start RECORDS SUPPLIED
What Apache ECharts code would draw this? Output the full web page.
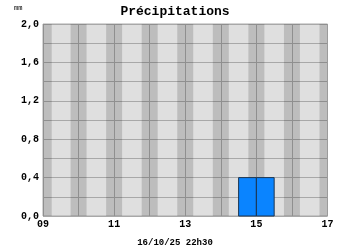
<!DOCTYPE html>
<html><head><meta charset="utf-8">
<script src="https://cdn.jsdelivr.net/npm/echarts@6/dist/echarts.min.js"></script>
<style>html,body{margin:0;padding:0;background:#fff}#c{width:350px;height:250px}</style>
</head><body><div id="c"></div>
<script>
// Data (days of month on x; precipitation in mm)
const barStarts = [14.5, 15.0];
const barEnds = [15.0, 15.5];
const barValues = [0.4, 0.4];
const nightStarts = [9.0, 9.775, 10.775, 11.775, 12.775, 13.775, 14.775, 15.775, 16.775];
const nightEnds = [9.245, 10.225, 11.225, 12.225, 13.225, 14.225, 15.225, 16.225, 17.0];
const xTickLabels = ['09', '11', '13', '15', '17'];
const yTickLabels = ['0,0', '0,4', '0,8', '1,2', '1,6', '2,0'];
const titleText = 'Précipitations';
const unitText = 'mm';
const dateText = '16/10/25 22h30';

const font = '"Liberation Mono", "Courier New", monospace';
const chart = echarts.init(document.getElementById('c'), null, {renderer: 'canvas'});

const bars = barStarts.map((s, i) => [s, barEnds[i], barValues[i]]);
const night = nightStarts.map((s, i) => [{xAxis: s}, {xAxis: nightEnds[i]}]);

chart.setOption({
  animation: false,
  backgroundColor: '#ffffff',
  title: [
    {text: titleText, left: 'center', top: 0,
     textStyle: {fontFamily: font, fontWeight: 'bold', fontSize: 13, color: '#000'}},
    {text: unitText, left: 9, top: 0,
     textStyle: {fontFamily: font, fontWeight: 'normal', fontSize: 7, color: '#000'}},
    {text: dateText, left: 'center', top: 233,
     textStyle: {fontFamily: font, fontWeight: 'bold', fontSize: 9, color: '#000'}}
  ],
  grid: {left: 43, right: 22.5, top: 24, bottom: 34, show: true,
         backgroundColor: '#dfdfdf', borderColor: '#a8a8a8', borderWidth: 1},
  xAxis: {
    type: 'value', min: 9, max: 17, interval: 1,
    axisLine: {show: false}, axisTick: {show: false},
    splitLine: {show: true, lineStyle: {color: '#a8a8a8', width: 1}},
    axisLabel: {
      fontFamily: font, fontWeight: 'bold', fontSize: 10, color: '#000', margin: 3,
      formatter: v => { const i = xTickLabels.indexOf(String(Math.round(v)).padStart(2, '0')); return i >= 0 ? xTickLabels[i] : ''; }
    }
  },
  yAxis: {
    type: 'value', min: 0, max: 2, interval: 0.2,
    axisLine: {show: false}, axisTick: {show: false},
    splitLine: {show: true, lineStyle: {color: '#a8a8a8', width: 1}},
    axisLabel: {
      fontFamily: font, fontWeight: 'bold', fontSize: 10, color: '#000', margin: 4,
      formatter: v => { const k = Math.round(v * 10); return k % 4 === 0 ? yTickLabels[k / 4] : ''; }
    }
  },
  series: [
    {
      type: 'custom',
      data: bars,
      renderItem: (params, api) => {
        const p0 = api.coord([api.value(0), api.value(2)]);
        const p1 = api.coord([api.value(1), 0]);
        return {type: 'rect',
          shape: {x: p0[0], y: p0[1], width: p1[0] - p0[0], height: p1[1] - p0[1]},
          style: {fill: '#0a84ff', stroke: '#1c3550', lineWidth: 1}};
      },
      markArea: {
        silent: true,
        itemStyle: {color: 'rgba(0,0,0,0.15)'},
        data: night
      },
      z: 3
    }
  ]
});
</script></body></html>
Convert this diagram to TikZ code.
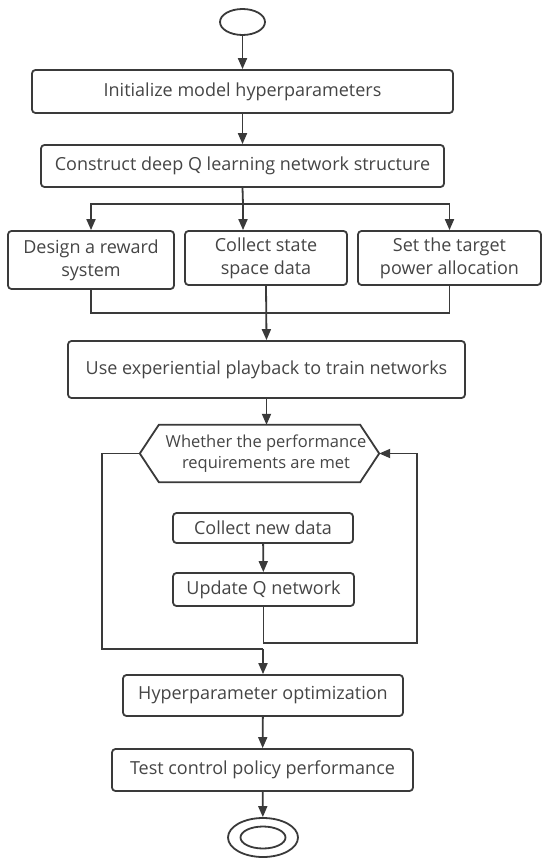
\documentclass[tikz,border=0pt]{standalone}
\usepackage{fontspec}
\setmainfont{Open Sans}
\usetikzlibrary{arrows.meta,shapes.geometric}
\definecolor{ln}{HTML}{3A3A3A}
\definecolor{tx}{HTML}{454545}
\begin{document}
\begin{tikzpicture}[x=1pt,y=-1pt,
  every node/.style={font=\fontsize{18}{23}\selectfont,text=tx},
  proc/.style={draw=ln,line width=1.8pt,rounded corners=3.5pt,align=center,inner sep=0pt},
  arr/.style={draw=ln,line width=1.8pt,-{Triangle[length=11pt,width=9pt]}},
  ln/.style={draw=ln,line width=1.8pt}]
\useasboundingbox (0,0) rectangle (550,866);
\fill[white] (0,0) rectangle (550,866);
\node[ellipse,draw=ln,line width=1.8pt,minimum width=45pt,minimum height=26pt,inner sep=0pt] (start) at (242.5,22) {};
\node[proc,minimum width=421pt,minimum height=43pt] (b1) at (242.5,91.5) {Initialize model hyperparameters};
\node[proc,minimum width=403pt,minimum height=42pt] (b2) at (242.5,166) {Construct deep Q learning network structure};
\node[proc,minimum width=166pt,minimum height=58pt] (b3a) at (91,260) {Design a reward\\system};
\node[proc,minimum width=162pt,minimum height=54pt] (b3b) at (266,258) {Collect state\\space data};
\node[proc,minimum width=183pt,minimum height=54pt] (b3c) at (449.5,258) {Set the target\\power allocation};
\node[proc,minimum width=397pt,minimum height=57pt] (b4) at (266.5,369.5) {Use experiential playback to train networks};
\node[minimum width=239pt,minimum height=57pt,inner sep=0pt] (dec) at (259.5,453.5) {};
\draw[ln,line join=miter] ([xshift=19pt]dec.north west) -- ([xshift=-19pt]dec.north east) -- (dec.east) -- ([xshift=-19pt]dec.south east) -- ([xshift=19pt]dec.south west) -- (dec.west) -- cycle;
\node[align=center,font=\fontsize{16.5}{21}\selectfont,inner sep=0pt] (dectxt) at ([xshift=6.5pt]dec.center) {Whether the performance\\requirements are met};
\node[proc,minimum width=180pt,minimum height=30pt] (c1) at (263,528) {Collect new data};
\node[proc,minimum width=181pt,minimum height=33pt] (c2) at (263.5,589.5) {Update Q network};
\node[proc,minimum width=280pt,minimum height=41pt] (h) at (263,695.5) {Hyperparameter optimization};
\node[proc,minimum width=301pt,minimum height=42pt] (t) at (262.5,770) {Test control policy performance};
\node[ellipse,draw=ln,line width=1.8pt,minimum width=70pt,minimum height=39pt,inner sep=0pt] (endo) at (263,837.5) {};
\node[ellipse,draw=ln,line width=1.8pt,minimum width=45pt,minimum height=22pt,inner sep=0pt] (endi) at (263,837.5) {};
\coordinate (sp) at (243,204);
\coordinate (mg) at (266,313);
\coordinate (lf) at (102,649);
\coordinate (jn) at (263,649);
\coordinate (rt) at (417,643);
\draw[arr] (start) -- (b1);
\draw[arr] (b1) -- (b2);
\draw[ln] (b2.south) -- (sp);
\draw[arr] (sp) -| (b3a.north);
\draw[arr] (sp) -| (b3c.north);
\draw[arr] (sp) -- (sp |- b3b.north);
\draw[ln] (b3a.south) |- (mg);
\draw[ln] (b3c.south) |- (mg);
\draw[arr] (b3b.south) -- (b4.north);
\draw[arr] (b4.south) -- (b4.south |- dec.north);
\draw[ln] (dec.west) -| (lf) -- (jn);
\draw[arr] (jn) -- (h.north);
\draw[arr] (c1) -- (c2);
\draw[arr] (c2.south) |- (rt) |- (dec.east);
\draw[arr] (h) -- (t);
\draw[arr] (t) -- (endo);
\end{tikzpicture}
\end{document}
end RECORDS SUPPLIED
From the entries above, copy every line containing the word "this".

What Apache ECharts code would draw this? Output the full web page.
Convert this diagram to TikZ code.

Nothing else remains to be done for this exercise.